Piece of cake, really.

Q- What advice would you give to aspiring writers?

A- About writing none. There’s a vast industry catering to aspiring writers: books, seminars, conferences, workshops and thousands of counselors for hire out there.There is little I can add to that vast collection of knowledge.

The only piece of advice I could offer to anyone who has the itch to write is to determine before setting pen to paper if they want to create art or bricks.

I am fortunate to have a score of struggling writer friends, talented writers whose works would shame a considerable proportion of the books on any shelf. A few strive to produce art and the rest craft bricks. There’s nothing wrong in either endeavor, so long as the writer is aware of the implications.

Few things can be more subjective than art forms. Writing art is termed literature and, although I’ve read much, I know next to nothing about what separates it from indigestible prose. Carmen Balcells, the now retired dean of Spanish literary agents once told me that literary works could be very, very, boring, and I agree. Invest in the collected Nobel Prize winning works and have fun.

A few strive to create a gem of rare perfection and symmetry, to awe literati into raptures as they bask in its incomparable coruscations——even if nine out of ten of them will inwardly cringe. Corus... what? Others will ground meat and gristle, shape it into a patty and slap it between bun covers to feed the legions.

If we leave aside the dizzying heights of art, the market wants products; packaged and shaped to fulfill the particular needs of consumers. The writer thus becomes a scribe, a laborer within a system geared to consumer products and ruled by market forces. Publishing one’s work is then a simple exercise of having a viable product susceptible to be sold in sufficient quantities to offset its production costs, not unlike bricks, diapers or teabags.

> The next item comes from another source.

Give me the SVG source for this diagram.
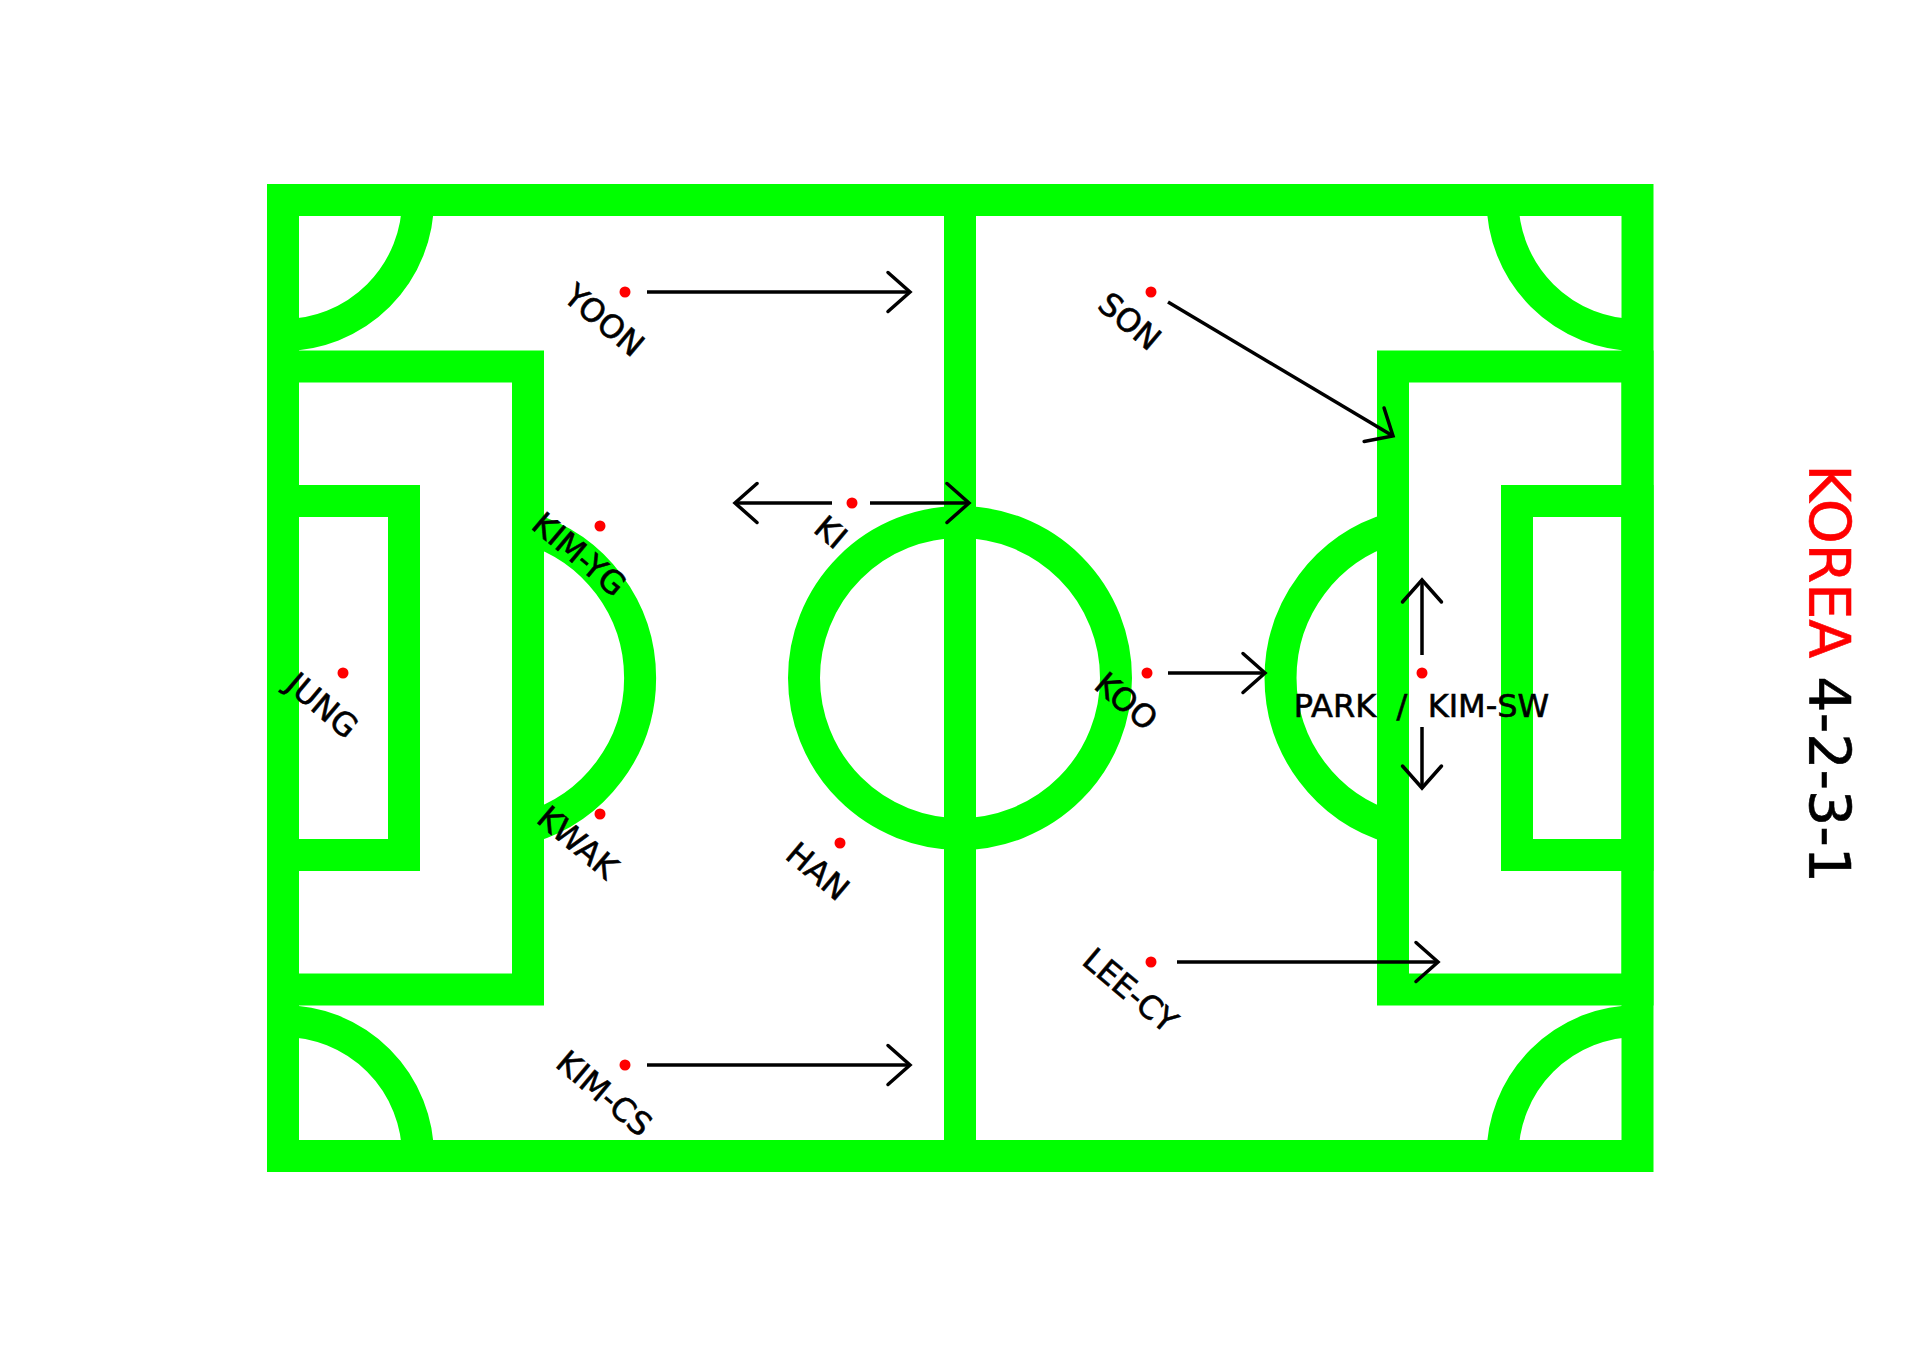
<svg xmlns="http://www.w3.org/2000/svg" width="1920" height="1356" viewBox="0 0 1920 1356">
  <style>
    .pitch { fill: none; stroke: #00ff00; stroke-width: 32; stroke-linejoin: miter; }
    .arrow { fill: none; stroke: #000000; stroke-width: 3.5; marker-end: url(#ah); }
    .dot { fill: #ff0000; }
    .lbl { font-family: "DejaVu Sans", Verdana, sans-serif; font-size: 32px; fill: #000000; stroke: #000000; stroke-width: 0.6; text-anchor: middle; }
    .title { font-family: "DejaVu Sans", Verdana, sans-serif; font-size: 57px; fill: #000000; stroke: #000000; stroke-width: 0.6; }
  </style>
  <defs>
    <marker id="ah" viewBox="-30 -25 35 50" refX="0" refY="0" markerWidth="35" markerHeight="50" markerUnits="userSpaceOnUse" orient="auto-start-reverse" overflow="visible">
      <path d="M-22,-19.5 L0,0 L-22,19.5" fill="none" stroke="#000000" stroke-width="3.5" stroke-linecap="round" stroke-linejoin="miter"/>
    </marker>
  </defs>
  <rect width="1920" height="1356" fill="#ffffff"/>

  <g id="pitch">
    <rect class="pitch" x="283" y="200" width="1354.5" height="956"/>
    <line class="pitch" x1="960" y1="200" x2="960" y2="1156"/>
    <circle class="pitch" cx="960" cy="678" r="156"/>
    <rect class="pitch" x="283" y="366.5" width="245" height="623"/>
    <rect class="pitch" x="1393" y="366.5" width="244.5" height="623"/>
    <rect class="pitch" x="283" y="501" width="121" height="354"/>
    <rect class="pitch" x="1517" y="501" width="120.5" height="354"/>
    <path class="pitch" d="M528,528.3 A156,156 0 0,1 528,827.7"/>
    <path class="pitch" d="M1393,528.2 A156,156 0 0,0 1393,827.8"/>
    <path class="pitch" d="M418,200 A135,135 0 0,1 283,335"/>
    <path class="pitch" d="M1502.5,200 A135,135 0 0,0 1637.5,335"/>
    <path class="pitch" d="M283,1021 A135,135 0 0,1 418,1156"/>
    <path class="pitch" d="M1502.5,1156 A135,135 0 0,1 1637.5,1021"/>
  </g>

  <g id="connectors">
    <line class="arrow" x1="647" y1="292" x2="910" y2="292"/>
    <line class="arrow" x1="832" y1="503" x2="735" y2="503"/>
    <line class="arrow" x1="870" y1="503" x2="969" y2="503"/>
    <line class="arrow" x1="1168" y1="302" x2="1393" y2="436"/>
    <line class="arrow" x1="1168" y1="673" x2="1265" y2="673"/>
    <line class="arrow" x1="1422" y1="655" x2="1422" y2="580"/>
    <line class="arrow" x1="1422" y1="727" x2="1422" y2="788"/>
    <line class="arrow" x1="647" y1="1065" x2="910" y2="1065"/>
    <line class="arrow" x1="1177" y1="962" x2="1438" y2="962"/>
  </g>

  <g id="player-jung">
    <circle class="dot" cx="343" cy="673" r="5.5"/>
    <text class="lbl" transform="translate(322.5,705) rotate(40)" y="11.6">JUNG</text>
  </g>
  <g id="player-yoon">
    <circle class="dot" cx="625" cy="292" r="5.5"/>
    <text class="lbl" transform="translate(604.5,320) rotate(40)" y="11.6">YOON</text>
  </g>
  <g id="player-kim-yg">
    <circle class="dot" cx="600" cy="526" r="5.5"/>
    <text class="lbl" transform="translate(579.5,554) rotate(40)" y="11.6">KIM-YG</text>
  </g>
  <g id="player-kwak">
    <circle class="dot" cx="600" cy="814" r="5.5"/>
    <text class="lbl" transform="translate(578,842) rotate(40)" y="11.6">KWAK</text>
  </g>
  <g id="player-kim-cs">
    <circle class="dot" cx="625" cy="1065" r="5.5"/>
    <text class="lbl" transform="translate(604.5,1093) rotate(40)" y="11.6">KIM-CS</text>
  </g>
  <g id="player-ki">
    <circle class="dot" cx="852" cy="503" r="5.5"/>
    <text class="lbl" transform="translate(831,532) rotate(40)" y="11.6">KI</text>
  </g>
  <g id="player-han">
    <circle class="dot" cx="840" cy="843" r="5.5"/>
    <text class="lbl" transform="translate(818,871) rotate(40)" y="11.6">HAN</text>
  </g>
  <g id="player-son">
    <circle class="dot" cx="1151" cy="292" r="5.5"/>
    <text class="lbl" transform="translate(1130,321) rotate(40)" y="11.6">SON</text>
  </g>
  <g id="player-koo">
    <circle class="dot" cx="1147" cy="673" r="5.5"/>
    <text class="lbl" transform="translate(1126.5,701) rotate(40)" y="11.6">KOO</text>
  </g>
  <g id="player-lee-cy">
    <circle class="dot" cx="1151" cy="962" r="5.5"/>
    <text class="lbl" transform="translate(1130.5,990) rotate(40)" y="11.6">LEE-CY</text>
  </g>
  <g id="player-park-kim-sw">
    <circle class="dot" cx="1422" cy="673" r="5.5"/>
    <text class="lbl" x="1421.5" y="717" xml:space="preserve" style="white-space:pre">PARK  /  KIM-SW</text>
  </g>

  <g id="title">
    <text class="title" transform="translate(1809,464.5) rotate(90)"><tspan fill="#ff0000" stroke="#ff0000">KOREA</tspan> 4-2-3-1</text>
  </g>
</svg>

A writer, any writer, may craft a masterpiece of pristine prose depicting breathtaking scenes and staged by larger-than-life characters. But if the market is indifferent or glutted or unprepared for the sweat and tears poured into the manuscript, no agent, editor, publisher or reader will touch it with a barge pole.

Q- Do you write everyday?

A- I could answer with another question: Do you scratch your itches everyday? But I don’t understand anything about political correctness or know if you have itches. I write in my study, in cars, buses, trains and aircraft. I write on sundry computers, on my PDA, on restaurant napkins, on the margins of books I’m reading and sometimes on scraps of paper I scrounge from a passerby.

I write like I breathe: to carry on living.

Q- Will you ever stop writing?

A- Undoubtedly yes, but I’ve crafted a cunning plan. I intend to get Charon, the ferryman, into maneuvering his punt without undue haste so I can take notes. If I can later convince the harpies to tell me their story I may be able to carry on writing in Hades.